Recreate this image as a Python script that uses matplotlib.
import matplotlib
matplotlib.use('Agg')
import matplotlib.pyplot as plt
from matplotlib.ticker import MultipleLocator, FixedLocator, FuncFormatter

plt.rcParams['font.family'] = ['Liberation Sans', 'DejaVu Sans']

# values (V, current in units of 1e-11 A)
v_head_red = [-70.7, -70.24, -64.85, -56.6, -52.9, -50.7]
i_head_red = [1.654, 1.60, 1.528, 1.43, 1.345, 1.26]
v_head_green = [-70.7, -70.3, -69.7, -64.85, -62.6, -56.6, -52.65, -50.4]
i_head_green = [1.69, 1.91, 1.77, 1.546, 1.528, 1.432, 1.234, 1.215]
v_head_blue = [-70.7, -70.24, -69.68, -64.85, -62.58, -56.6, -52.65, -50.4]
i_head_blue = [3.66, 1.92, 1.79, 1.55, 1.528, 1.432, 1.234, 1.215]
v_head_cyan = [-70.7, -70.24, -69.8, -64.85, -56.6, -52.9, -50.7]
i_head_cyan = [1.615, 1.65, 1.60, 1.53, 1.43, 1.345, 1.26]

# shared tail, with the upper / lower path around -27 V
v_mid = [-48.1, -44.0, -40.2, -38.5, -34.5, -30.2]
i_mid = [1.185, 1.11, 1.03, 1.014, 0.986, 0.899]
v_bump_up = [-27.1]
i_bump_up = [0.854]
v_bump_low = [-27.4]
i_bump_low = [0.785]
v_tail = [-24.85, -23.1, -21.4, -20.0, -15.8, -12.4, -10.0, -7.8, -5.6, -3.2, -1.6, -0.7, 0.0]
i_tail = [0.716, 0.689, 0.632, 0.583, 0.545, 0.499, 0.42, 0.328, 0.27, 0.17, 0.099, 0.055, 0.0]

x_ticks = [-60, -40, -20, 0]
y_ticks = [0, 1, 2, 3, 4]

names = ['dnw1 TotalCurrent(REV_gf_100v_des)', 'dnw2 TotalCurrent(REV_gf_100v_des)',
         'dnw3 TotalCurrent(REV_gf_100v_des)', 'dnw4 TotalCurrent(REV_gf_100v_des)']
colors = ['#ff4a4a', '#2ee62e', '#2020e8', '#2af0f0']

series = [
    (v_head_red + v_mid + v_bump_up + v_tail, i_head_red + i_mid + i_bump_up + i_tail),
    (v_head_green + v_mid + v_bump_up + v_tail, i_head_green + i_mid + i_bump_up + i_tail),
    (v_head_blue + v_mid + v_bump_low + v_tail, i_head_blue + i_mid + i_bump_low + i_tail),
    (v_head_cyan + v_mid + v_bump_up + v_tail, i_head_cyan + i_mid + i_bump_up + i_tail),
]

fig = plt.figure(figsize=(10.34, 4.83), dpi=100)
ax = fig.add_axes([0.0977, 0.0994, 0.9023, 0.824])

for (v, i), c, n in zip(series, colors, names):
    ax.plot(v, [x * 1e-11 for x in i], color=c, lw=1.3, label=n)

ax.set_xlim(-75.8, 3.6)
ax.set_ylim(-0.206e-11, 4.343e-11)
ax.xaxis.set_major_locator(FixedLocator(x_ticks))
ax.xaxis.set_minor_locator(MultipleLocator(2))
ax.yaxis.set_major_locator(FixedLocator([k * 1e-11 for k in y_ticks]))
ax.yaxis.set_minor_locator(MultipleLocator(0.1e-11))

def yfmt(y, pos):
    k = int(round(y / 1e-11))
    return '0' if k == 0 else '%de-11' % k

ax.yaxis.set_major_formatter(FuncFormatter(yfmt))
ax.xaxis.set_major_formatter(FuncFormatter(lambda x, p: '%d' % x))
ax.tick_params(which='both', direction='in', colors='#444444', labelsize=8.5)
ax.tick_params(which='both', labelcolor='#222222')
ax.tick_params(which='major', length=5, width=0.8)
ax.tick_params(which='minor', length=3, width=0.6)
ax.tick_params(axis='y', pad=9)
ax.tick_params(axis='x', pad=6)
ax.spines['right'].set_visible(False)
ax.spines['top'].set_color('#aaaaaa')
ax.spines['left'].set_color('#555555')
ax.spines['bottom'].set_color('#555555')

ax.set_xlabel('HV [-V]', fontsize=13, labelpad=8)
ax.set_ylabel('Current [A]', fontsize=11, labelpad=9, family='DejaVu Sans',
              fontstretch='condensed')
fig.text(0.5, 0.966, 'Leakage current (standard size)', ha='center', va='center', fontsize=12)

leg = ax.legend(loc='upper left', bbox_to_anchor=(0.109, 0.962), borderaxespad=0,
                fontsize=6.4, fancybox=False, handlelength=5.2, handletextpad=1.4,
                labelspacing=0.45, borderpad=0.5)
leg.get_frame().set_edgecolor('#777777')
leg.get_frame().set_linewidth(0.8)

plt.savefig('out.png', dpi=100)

==

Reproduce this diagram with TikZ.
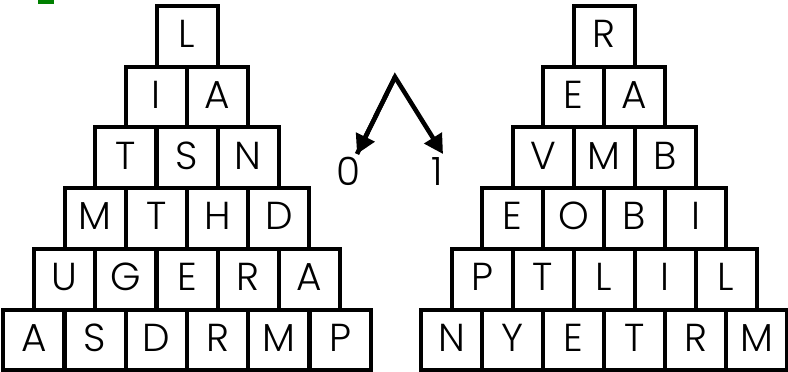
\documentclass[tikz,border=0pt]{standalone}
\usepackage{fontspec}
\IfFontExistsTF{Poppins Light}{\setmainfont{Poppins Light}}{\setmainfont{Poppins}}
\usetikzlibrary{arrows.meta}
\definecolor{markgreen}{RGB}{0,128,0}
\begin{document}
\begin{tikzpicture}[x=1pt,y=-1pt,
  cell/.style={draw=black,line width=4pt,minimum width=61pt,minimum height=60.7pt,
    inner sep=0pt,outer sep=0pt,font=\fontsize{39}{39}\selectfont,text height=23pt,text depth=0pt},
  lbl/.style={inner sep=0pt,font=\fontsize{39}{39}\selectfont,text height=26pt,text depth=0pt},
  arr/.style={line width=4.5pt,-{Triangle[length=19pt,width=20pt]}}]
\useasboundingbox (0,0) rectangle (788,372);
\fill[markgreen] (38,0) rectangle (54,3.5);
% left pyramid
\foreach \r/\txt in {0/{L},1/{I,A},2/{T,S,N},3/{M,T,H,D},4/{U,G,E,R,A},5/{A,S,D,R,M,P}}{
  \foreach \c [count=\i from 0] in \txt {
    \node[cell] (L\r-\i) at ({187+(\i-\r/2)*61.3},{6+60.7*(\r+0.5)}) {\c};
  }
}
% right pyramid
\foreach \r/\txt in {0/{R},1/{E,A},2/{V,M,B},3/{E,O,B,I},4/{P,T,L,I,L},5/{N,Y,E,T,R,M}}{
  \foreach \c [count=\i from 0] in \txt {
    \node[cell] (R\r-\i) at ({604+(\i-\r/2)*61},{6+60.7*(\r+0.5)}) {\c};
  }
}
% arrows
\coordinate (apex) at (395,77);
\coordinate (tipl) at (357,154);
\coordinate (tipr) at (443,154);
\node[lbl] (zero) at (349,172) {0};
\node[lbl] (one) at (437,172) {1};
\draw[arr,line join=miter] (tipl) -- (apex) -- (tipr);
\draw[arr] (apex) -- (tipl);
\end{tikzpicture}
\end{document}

» Exercise task:
Repeat, exactly as they stand above, the lines from the line with "Recreate this image" to the line with "plt.rcParams['font.family'] = ['Liberation", both lines included.

» Output for this task:
Recreate this image as a Python script that uses matplotlib.
import matplotlib
matplotlib.use('Agg')
import matplotlib.pyplot as plt
from matplotlib.ticker import MultipleLocator, FixedLocator, FuncFormatter

plt.rcParams['font.family'] = ['Liberation Sans', 'DejaVu Sans']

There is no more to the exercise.